State Farm, Nationwide Among Property Insurers in Hurricane Earl's Path

State Farm Mutual Automobile Insurance Co. and Nationwide Mutual Insurance Co. are among insurers with the most at risk from Hurricane Earl, which threatens to graze North Carolina on Sept. 3.

The state had about $133 billion of coastal property covered by insurers according to 2007 data from AIR Worldwide, distributed by the Insurance Information Institute. Nationwide, Bloomington, Illinois-based State Farm and North Carolina Farm Bureau Insurance Group are the biggest property-casualty carriers in the state by premium revenue, according to North Carolina Department of Insurance data.

“Insurers with larger market shares in coastal insured properties will see the most meaningful impact,” said Elizabeth Malone, an analyst at Wunderlich Securities Inc., in an interview. “Hurricanes that come on to the Atlantic coast could have greatest impact on the properties on the Outer Banks of North Carolina.”

Earl, one of the strongest hurricanes of the Atlantic season, had maximum winds of 135 miles (217 kilometers) per hour, according to the U.S. National Hurricane Center. The center’s forecast maps show Earl is likely to move just past North Carolina’s Cape Hatteras and then on toward Nantucket and Cape Cod in Massachusetts.

Massachusetts ranks fourth in the U.S. with about $773 billion in insured coastal property. Virginia, which borders North Carolina, ranks ninth with about $159 billion and South Carolina is eighth with $192 billion.

Providence, Montauk

Providence, Rhode Island, and Montauk, New York, have a 35 percent chance of experiencing tropical storm-force winds of at least 39 mph within the next four days, according to Tropical Storm Risk, a London-based venture that grew out of a U.K. government-supported tsunami initiative. New York has about $2.4 trillion in insured coastal property, second to Florida.

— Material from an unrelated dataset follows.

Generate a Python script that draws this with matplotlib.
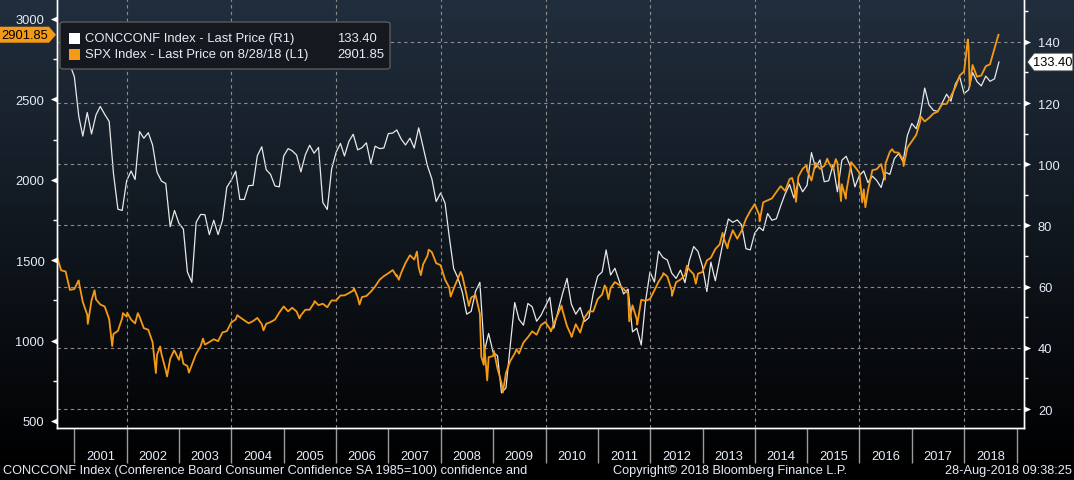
import numpy as np
import pandas as pd
import matplotlib
matplotlib.use('Agg')
import matplotlib.pyplot as plt
from matplotlib.patches import Polygon, FancyBboxPatch, Rectangle
from matplotlib.transforms import IdentityTransform

plt.rcParams['font.family'] = ['Liberation Sans', 'DejaVu Sans']

# S&P 500 month-end closes, Sep 2000 .. Jul 2018
spx_close = [
    1436.5, 1429.4, 1315.0, 1320.3,
    1366.0, 1239.9, 1160.3, 1249.5, 1255.8, 1224.4, 1211.2, 1133.6, 1040.9, 1059.8, 1139.5, 1148.1,
    1130.2, 1106.7, 1147.4, 1076.9, 1067.1, 989.8, 911.6, 916.1, 815.3, 885.8, 936.3, 879.8,
    855.7, 841.2, 848.2, 916.9, 963.6, 974.5, 990.3, 1008.0, 996.0, 1050.7, 1058.2, 1111.9,
    1131.1, 1144.9, 1126.2, 1107.3, 1120.7, 1140.8, 1101.7, 1104.2, 1114.6, 1130.2, 1173.8, 1211.9,
    1181.3, 1203.6, 1180.6, 1156.9, 1191.5, 1191.3, 1234.2, 1220.3, 1228.8, 1207.0, 1249.5, 1248.3,
    1280.1, 1280.7, 1294.8, 1310.6, 1270.1, 1270.2, 1276.7, 1303.8, 1335.9, 1377.9, 1400.6, 1418.3,
    1438.2, 1406.8, 1420.9, 1482.4, 1530.6, 1503.4, 1455.3, 1474.0, 1526.8, 1549.4, 1481.1, 1468.4,
    1378.6, 1330.6, 1322.7, 1385.6, 1400.4, 1280.0, 1267.4, 1282.8, 1166.4, 968.8, 896.2, 903.3,
    825.9, 735.1, 797.9, 872.8, 919.1, 919.3, 987.5, 1020.6, 1057.1, 1036.2, 1095.6, 1115.1,
    1073.9, 1104.5, 1169.4, 1186.7, 1089.4, 1030.7, 1101.6, 1049.3, 1141.2, 1183.3, 1180.6, 1257.6,
    1286.1, 1327.2, 1325.8, 1363.6, 1345.2, 1320.6, 1292.3, 1218.9, 1131.4, 1253.3, 1247.0, 1257.6,
    1312.4, 1365.7, 1408.5, 1397.9, 1310.3, 1362.2, 1379.3, 1406.6, 1440.7, 1412.2, 1416.2, 1426.2,
    1498.1, 1514.7, 1569.2, 1597.6, 1630.7, 1606.3, 1685.7, 1633.0, 1681.6, 1756.5, 1805.8, 1848.4,
    1782.6, 1859.5, 1872.3, 1884.0, 1923.6, 1960.2, 1930.7, 2003.4, 1972.3, 2018.1, 2067.6, 2058.9,
    1995.0, 2104.5, 2067.9, 2085.5, 2107.4, 2063.1, 2103.8, 1972.2, 1920.0, 2079.4, 2080.4, 2043.9,
    1940.2, 1932.2, 2059.7, 2065.3, 2097.0, 2098.9, 2173.6, 2171.0, 2168.3, 2126.2, 2198.8, 2238.8,
    2278.9, 2363.6, 2362.7, 2384.2, 2411.8, 2423.4, 2470.3, 2471.7, 2519.4, 2575.3, 2647.6, 2673.6,
    2823.8, 2713.8, 2640.9, 2648.1, 2705.3, 2718.4, 2816.3,
]

# intra-month S&P 500 turning points (and the last price)
spx_extra_dates = [
    '2000-09-01', '2001-01-30', '2001-04-04', '2001-05-21', '2001-09-21', '2001-12-05',
    '2002-01-04', '2002-03-19', '2002-07-23', '2002-08-22', '2002-10-09', '2002-11-27',
    '2003-01-14', '2003-03-11', '2003-06-17', '2004-02-11', '2004-08-12', '2005-04-20',
    '2005-08-03', '2006-05-05', '2006-06-13', '2007-02-27', '2007-03-14', '2007-07-19',
    '2007-08-15', '2007-10-09', '2008-03-10', '2008-05-19', '2008-07-15', '2008-10-10',
    '2008-10-27', '2008-11-20', '2009-01-06', '2009-03-09', '2009-06-12', '2010-02-08',
    '2010-04-23', '2010-07-02', '2011-02-18', '2011-03-16', '2011-08-08', '2011-10-03',
    '2012-04-02', '2012-06-01', '2012-09-14', '2012-11-15', '2013-05-21', '2013-06-24',
    '2014-02-03', '2014-09-18', '2014-10-15', '2014-12-29', '2015-05-21', '2015-07-20',
    '2015-08-25', '2015-09-28', '2015-11-03', '2016-01-20', '2016-02-11', '2016-06-27',
    '2016-08-15', '2016-11-04', '2017-03-01', '2018-01-26', '2018-02-08', '2018-08-28',
]
spx_extra = [
    1520.8, 1373.7, 1103.3, 1312.8, 965.8, 1170.4,
    1172.5, 1170.3, 797.7, 962.7, 776.8, 938.9,
    931.7, 800.7, 1011.7, 1157.8, 1063.2, 1137.5,
    1245.0, 1325.8, 1223.7, 1399.0, 1377.9, 1553.1,
    1406.7, 1565.2, 1273.4, 1426.6, 1214.9, 899.2,
    848.9, 752.4, 934.7, 676.5, 946.2, 1056.7,
    1217.3, 1022.6, 1343.0, 1256.9, 1119.5, 1099.2,
    1419.0, 1278.0, 1465.8, 1353.3, 1669.2, 1573.1,
    1741.9, 2011.4, 1862.5, 2090.6, 2130.8, 2128.3,
    1867.6, 1881.8, 2109.8, 1859.3, 1829.1, 2000.5,
    2190.2, 2085.2, 2396.0, 2872.9, 2581.0, 2901.85,
]

# Conference Board Consumer Confidence, Sep 2000 .. Aug 2018
conf = [
    142.5, 135.8, 132.6, 128.6,
    115.7, 109.2, 116.9, 109.9, 116.1, 118.9, 116.3, 114.0, 97.0, 85.3, 84.9, 94.6,
    97.8, 95.0, 110.7, 108.5, 110.3, 106.3, 97.4, 94.5, 93.7, 79.6, 84.9, 80.7,
    78.8, 64.8, 61.4, 81.0, 83.6, 83.5, 77.0, 81.7, 77.0, 81.7, 92.5, 94.8,
    97.7, 88.5, 88.5, 93.0, 93.1, 102.8, 105.7, 98.2, 96.7, 92.9, 92.6, 102.7,
    105.1, 104.4, 103.0, 97.5, 103.1, 106.2, 103.6, 105.5, 87.5, 85.2, 98.3, 103.8,
    106.8, 102.7, 107.5, 109.8, 104.7, 105.4, 107.0, 100.2, 105.9, 105.1, 105.3, 110.0,
    110.2, 111.2, 108.2, 106.3, 108.5, 105.3, 111.9, 105.6, 99.5, 95.2, 87.8, 90.6,
    87.3, 76.4, 65.9, 62.8, 58.1, 51.0, 51.9, 58.5, 61.4, 38.8, 44.7, 38.6,
    37.4, 25.3, 26.9, 40.8, 54.8, 49.3, 47.4, 54.5, 53.4, 48.7, 50.6, 53.6,
    56.5, 46.4, 52.3, 57.7, 62.7, 54.3, 51.0, 53.2, 48.6, 49.9, 57.8, 63.4,
    64.8, 72.0, 63.8, 66.0, 61.7, 57.6, 59.2, 45.2, 46.4, 40.9, 55.2, 64.8,
    61.5, 71.6, 69.5, 68.7, 64.4, 62.7, 65.4, 61.3, 68.4, 73.1, 71.5, 66.7,
    58.4, 68.0, 61.9, 69.0, 76.2, 82.1, 81.0, 81.8, 80.2, 72.4, 72.0, 77.5,
    79.4, 78.3, 83.9, 81.7, 82.2, 86.4, 90.3, 93.4, 89.0, 94.1, 91.0, 93.1,
    103.8, 98.8, 101.4, 94.3, 94.6, 99.8, 91.0, 101.3, 102.6, 99.1, 92.6, 96.3,
    97.8, 94.0, 96.1, 94.7, 92.4, 97.4, 96.7, 101.8, 103.5, 100.8, 109.4, 113.3,
    111.6, 116.1, 124.9, 119.4, 117.6, 117.3, 120.0, 122.9, 120.6, 126.2, 128.6, 123.1,
    124.3, 130.0, 127.0, 125.6, 128.8, 127.1, 127.9, 133.4,
]

years = list(range(2001, 2019))
left_ticks = [500, 1000, 1500, 2000, 2500, 3000]
right_ticks = [20, 40, 60, 80, 100, 120, 140]

ORANGE = '#f59a14'
TXT = '#e4ecf8'

def month_ends(start, n):
    return pd.period_range(start, periods=n, freq='M').to_timestamp() + pd.offsets.MonthEnd(0)

spx = pd.Series(spx_close, index=month_ends('2000-09', len(spx_close)))
spx = pd.concat([spx, pd.Series(spx_extra, index=pd.to_datetime(spx_extra_dates))]).sort_index()
cci = pd.Series(conf, index=month_ends('2000-09', len(conf)))

W, H = 1074, 481
fig = plt.figure(figsize=(W / 100, H / 100), dpi=100, facecolor='black')

# background gradient
bg = fig.add_axes([0, 0, 1, 1], zorder=-10)
t = np.clip(np.linspace(0, 1, H) / 0.98, 0, 1)[:, None]
top = np.array([33, 46, 61]) / 255
grad = (1 - t)[..., None] * top[None, None, :]
bg.imshow(grad, aspect='auto', extent=[0, 1, 0, 1], origin='upper')
bg.axis('off')

ax = fig.add_axes([57 / W, 52 / H, (1024 - 57) / W, 429 / H])
ax2 = ax.twinx()
ax.set_zorder(ax2.get_zorder() + 1)
ax.patch.set_visible(False)
ax2.patch.set_visible(False)

ax2.plot(cci.index, cci.values, color='#e8e8e8', lw=0.9)
ax.plot(spx.index, spx.values, color=ORANGE, lw=1.3)

ax.set_xlim(pd.Timestamp('2000-09-01'), pd.Timestamp('2019-02-22'))
ax.set_ylim(456, 3124)
ax2.set_ylim(13.8, 154.0)

for a in (ax, ax2):
    a.spines['top'].set_visible(False)
    for s in ['left', 'right', 'bottom']:
        a.spines[s].set_color('white')
        a.spines[s].set_linewidth(1)

# grid
grid_kw = dict(color='#8c8c8c', lw=0.8, ls=(0, (3, 3)))
for y in range(2002, 2019, 2):
    ax2.axvline(pd.Timestamp(f'{y}-01-01'), **grid_kw)
for v in right_ticks:
    ax2.axhline(v, **grid_kw)

# x axis: year separators + year labels
ax.set_xticks([pd.Timestamp(f'{y}-01-01') for y in range(2001, 2020)])
ax.set_xticklabels([])
ax.tick_params(axis='x', which='major', length=25, width=1, color='#9a9a9a', direction='out')
ax.set_xticks([pd.Timestamp(f'{y}-07-02') for y in years], minor=True)
ax.set_xticklabels([str(y) for y in years], minor=True)
ax.tick_params(axis='x', which='minor', length=0, pad=16, labelsize=9.3, labelcolor=TXT)

# left axis
ax.set_yticks(left_ticks)
ax.set_yticks([v + 250 for v in left_ticks[:-1]], minor=True)
ax.tick_params(axis='y', which='major', length=0, pad=9, labelsize=9.3, labelcolor=TXT)
ax.tick_params(axis='y', which='minor', length=3, width=1, color='white', direction='out')
tri_l = [(0, 0.45), (-1, 0), (0, -0.45), (0, 0.45)]
ax.scatter([0] * len(left_ticks), left_ticks, marker=tri_l, s=90, color='white',
           transform=ax.get_yaxis_transform(), clip_on=False, zorder=5, lw=0)

# right axis
ax2.set_yticks(right_ticks)
ax2.set_yticks([v + 10 for v in right_ticks], minor=True)
ax2.tick_params(axis='y', which='major', length=0, pad=10, labelsize=9.3, labelcolor=TXT)
ax2.tick_params(axis='y', which='minor', length=3, width=1, color='white', direction='out')
tri_r = [(0, 0.45), (1, 0), (0, -0.45), (0, 0.45)]
ax2.scatter([1] * len(right_ticks), right_ticks, marker=tri_r, s=90, color='white',
            transform=ax2.get_yaxis_transform(), clip_on=False, zorder=5, lw=0)

# last value tags
spx_last = spx.values[-1]
cci_last = cci.values[-1]
yl = ax.transData.transform((0, spx_last))[1]
fig.patches.append(Polygon([(0, yl - 8), (49, yl - 8), (56, yl), (49, yl + 8), (0, yl + 8)],
                           closed=True, fc=ORANGE, ec='none', transform=IdentityTransform()))
fig.text(25 / W, yl / H, f'{spx_last:.2f}', ha='center', va='center', fontsize=9.3, color='black')
yr = ax2.transData.transform((0, cci_last))[1]
fig.patches.append(Polygon([(1027, yr), (1034, yr - 9), (1073, yr - 9), (1073, yr + 9), (1034, yr + 9)],
                           closed=True, fc='white', ec='#333333', lw=0.8, transform=IdentityTransform()))
fig.text(1053 / W, yr / H, f'{cci_last:.2f}', ha='center', va='center', fontsize=9.3, color='black')

# legend
def px(x, y):
    return x / W, 1 - y / H

fig.patches.append(FancyBboxPatch(px(60, 70), 330 / W, 47 / H,
                                  boxstyle='round,pad=0,rounding_size=0.004',
                                  fc='#15191f', ec='#5a5a5a', lw=1, transform=fig.transFigure))
rows = [('CONCCONF Index - Last Price (R1)', 'white', f'{cci_last:.2f}', 39),
        ('SPX Index - Last Price on 8/28/18 (L1)', ORANGE, f'{spx_last:.2f}', 55)]
for label, col, val, y in rows:
    fig.patches.append(Rectangle(px(69, y + 5.5), 11 / W, 11 / H, fc=col, ec='none',
                                 transform=fig.transFigure))
    fig.text(*px(85, y), label, ha='left', va='center', fontsize=9.4, color=TXT)
    fig.text(*px(337, y), val, ha='left', va='center', fontsize=9.4, color=TXT)

# footer
fig.text(*px(3, 471), 'CONCCONF Index (Conference Board Consumer Confidence SA 1985=100) confidence and',
         ha='left', va='center', fontsize=9.2, color=TXT)
fig.text(*px(613, 471), 'Copyright\u00a9 2018 Bloomberg Finance L.P.',
         ha='left', va='center', fontsize=9.2, color=TXT)
fig.text(*px(1072, 471), '28-Aug-2018 09:38:25', ha='right', va='center', fontsize=9.2, color=TXT)

fig.savefig('out.png', dpi=100, facecolor='black')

Two state-created entities of North Carolina sold $305 million of catastrophe bonds in May to protect against hurricane damage, according to Munich Re, the world’s largest reinsurer, which helped manage the deal. Catastrophe bonds pay fixed-income investors more than benchmark rates for taking the risk they could lose their principal in the event of a disaster that meets pre-defined conditions.

The North Carolina Joint Underwriting Association and the North Carolina Insurance Underwriting Association were created to provide coverage for property owners who can’t buy policies through standard insurance markets.

‘Too Expensive’

“The state has a history of a fair number of events taking place,” said John DeMartini, head of consulting firm Towers Watson & Co.’s catastrophe risk-management practice. The state- created pools have grown as larger companies “decide that the risk is a little too expensive relative to the premium that they can charge in the state.”

State Farm, the largest U.S. home insurer, is tracking the storm, said Holly Anderson, a spokeswoman for the company. Columbus, Ohio-based Nationwide is watching Earl, according to Elizabeth Stelzer, a spokeswoman. A call to the North Carolina Farm Bureau wasn’t immediately returned. All three companies are owned by policyholders.

Allstate Corp. and New York-based Travelers Cos. are among the publicly traded insurers with the most business in North Carolina’s property-casualty market. Allstate, of Northbrook, Illinois, rose 34 cents to $27.60 at 4:01 p.m. in New York Stock Exchange composite trading. Travelers rose 4 cents to $48.99.

Insurers may be able to charge more for coverage if a storm depletes industry capital after a quiet season in 2009 pressured prices, Malone said.

Insurance Rates

“The industry is positioned to respond quickly,” she said. “If it is a year with meaningful catastrophe losses, the industry will respond with rate increases.”

Allstate’s share of the residential insurance market in North Carolina coastal areas is less than the 8 percent to 9 percent that the company has statewide, said Christina Loznicka, a spokeswoman for the insurer.

The second half of the year is typically riskier for U.S. insurers because of the Atlantic hurricane season, which runs from June through November, with the coming weeks usually the most active. The U.S. Climate Prediction Center cut its forecast on Aug. 5 for the hurricane period to a range of 14 to 20 named storms, down from 14 to 23 on slower-than-expected activity in the first two months of the season.

Katrina, Rita

Twenty storms this year would make it the third-most-active season on record. The most-active season saw 28 storms in 2005, when hurricanes Katrina and Rita hit the Gulf of Mexico.

In 2003, Hurricane Isabel struck the Outer Banks as a Category 2 storm, killing at least 16 people and causing about $3.4 billion of damage, half of it to insured property, according to the center.

Hurricane Fran was a major hurricane when it hit North Carolina in 1996, causing $1.6 billion of damage to insured property, the bulk of it there and in Virginia, according to National Hurricane Center records. Katrina caused more than $40 billion in insured losses, according to inflation adjusted figures from the Insurance Information Institute.